* **SHORT PROBLEM**
Check each line of the records below and collect those that include the word "this".

* **INPUT MATERIAL**
● ● ● ● ● ● ●

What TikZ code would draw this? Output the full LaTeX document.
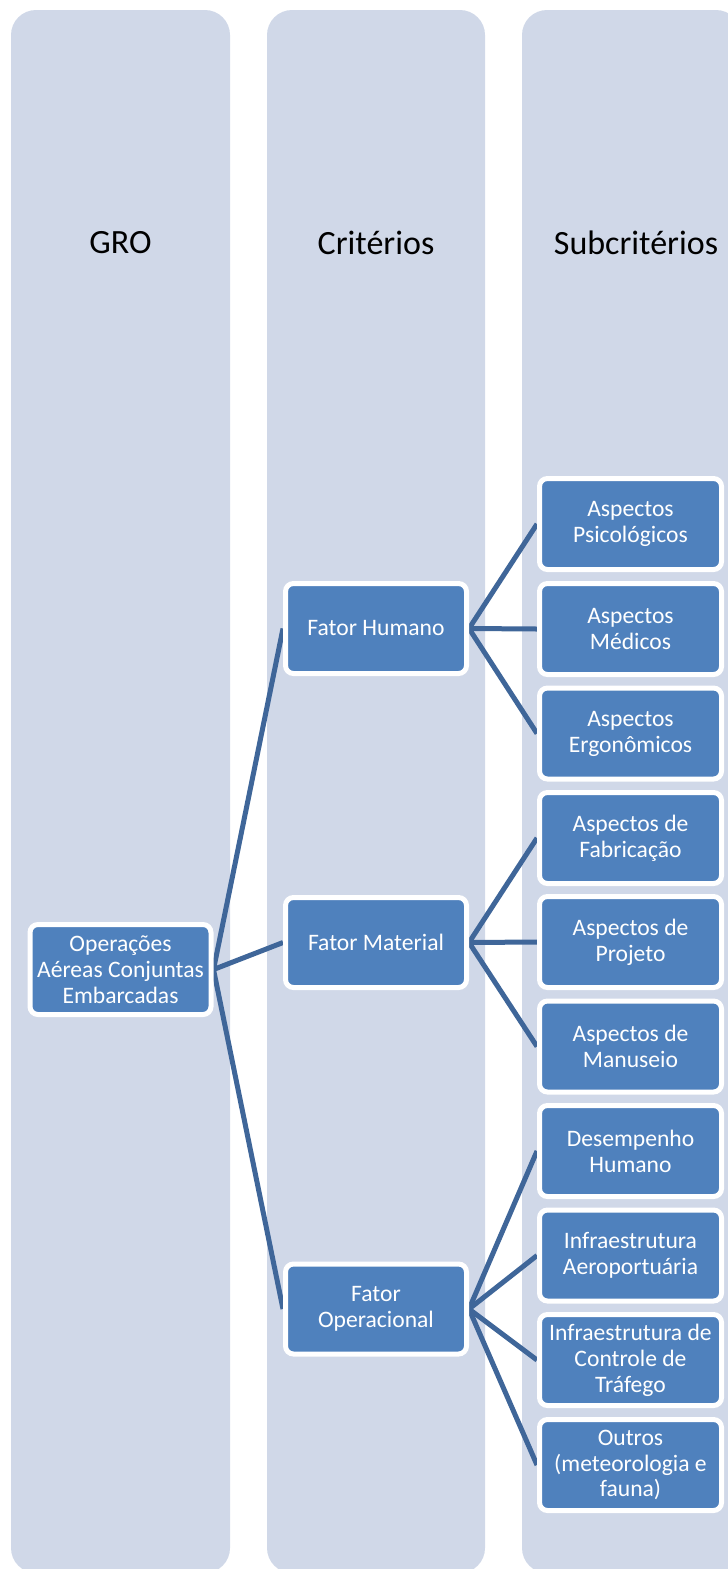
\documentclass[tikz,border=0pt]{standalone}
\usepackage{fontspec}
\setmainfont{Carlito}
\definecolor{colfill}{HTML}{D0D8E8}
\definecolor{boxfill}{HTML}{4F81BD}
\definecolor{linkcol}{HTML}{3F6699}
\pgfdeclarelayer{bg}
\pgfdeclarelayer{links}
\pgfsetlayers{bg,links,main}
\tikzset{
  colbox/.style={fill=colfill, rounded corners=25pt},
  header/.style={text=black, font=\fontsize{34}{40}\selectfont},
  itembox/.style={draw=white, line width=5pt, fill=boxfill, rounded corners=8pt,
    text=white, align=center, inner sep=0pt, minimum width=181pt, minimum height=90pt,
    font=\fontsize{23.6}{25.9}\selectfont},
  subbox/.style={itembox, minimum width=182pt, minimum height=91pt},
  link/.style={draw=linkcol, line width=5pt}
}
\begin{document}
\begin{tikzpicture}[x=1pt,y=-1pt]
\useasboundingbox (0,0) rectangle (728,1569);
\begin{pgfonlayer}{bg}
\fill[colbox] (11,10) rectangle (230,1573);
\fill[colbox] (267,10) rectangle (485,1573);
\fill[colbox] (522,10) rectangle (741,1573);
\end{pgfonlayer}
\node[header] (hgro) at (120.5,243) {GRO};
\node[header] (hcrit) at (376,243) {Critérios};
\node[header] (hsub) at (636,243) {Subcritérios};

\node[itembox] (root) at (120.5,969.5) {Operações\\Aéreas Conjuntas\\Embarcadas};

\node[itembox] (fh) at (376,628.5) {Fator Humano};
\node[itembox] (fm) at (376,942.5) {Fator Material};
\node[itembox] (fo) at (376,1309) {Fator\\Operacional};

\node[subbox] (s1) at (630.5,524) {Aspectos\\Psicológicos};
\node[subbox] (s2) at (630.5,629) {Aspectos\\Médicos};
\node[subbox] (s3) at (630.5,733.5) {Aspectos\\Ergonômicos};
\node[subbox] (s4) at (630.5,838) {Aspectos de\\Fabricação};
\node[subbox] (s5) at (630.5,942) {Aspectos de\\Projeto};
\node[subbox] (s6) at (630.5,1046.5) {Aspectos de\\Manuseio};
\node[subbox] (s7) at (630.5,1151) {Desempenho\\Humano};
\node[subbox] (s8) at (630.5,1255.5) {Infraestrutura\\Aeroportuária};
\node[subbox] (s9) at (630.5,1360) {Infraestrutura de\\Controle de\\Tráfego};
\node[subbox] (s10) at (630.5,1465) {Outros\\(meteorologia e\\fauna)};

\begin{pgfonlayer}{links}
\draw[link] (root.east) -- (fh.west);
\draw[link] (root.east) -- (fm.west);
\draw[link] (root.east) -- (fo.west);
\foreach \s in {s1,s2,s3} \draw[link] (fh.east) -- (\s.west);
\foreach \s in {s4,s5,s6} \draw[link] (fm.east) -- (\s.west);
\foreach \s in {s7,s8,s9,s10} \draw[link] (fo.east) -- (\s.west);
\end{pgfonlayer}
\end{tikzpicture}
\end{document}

● ● ● ● ● ● ●

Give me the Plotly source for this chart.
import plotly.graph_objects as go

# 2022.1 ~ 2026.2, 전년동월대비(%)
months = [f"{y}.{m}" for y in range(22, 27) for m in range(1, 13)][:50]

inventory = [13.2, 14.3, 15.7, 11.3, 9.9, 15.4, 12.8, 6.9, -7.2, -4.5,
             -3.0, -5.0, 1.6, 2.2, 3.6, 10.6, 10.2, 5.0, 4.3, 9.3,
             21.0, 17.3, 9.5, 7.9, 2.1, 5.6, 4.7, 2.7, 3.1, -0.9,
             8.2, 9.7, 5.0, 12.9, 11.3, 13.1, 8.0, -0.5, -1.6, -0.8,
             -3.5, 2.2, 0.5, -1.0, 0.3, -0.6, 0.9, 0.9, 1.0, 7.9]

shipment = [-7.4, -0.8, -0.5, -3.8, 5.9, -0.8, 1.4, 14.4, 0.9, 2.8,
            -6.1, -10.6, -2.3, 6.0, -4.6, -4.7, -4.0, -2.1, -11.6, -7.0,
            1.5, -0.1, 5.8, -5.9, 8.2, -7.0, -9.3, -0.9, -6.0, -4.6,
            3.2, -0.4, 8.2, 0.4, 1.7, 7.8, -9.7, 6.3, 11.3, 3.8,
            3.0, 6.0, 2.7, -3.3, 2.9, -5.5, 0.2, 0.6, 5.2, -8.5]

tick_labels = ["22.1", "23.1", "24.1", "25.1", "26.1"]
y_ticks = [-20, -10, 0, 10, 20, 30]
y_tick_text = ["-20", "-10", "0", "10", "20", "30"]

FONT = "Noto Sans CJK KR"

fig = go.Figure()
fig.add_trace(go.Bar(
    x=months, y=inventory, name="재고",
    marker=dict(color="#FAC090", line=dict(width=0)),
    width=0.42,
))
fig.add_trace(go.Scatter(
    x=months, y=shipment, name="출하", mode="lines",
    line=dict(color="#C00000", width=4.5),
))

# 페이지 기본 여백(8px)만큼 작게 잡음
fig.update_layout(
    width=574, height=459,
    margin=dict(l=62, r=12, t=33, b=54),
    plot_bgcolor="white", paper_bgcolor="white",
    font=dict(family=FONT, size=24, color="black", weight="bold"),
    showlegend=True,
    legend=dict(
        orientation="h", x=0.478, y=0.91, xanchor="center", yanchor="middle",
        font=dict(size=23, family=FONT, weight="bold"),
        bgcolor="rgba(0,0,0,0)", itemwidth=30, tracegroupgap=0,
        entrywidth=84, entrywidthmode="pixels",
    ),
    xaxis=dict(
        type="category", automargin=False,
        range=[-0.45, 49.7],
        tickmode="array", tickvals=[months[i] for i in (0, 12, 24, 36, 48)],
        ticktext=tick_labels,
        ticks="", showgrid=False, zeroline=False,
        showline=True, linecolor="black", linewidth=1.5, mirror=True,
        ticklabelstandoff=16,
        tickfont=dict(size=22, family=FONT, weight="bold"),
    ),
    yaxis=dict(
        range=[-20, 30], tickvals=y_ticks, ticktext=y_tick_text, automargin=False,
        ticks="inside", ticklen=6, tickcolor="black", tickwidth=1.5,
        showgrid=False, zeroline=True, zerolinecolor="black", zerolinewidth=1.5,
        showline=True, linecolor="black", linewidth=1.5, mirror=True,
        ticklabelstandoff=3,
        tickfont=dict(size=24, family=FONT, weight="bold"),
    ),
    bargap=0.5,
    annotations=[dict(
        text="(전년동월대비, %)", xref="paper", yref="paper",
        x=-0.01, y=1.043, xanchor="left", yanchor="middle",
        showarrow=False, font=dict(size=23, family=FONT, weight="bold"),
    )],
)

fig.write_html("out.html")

● ● ● ● ● ● ●

* **CORRECT RESPONSE**
What TikZ code would draw this? Output the full LaTeX document.
Give me the Plotly source for this chart.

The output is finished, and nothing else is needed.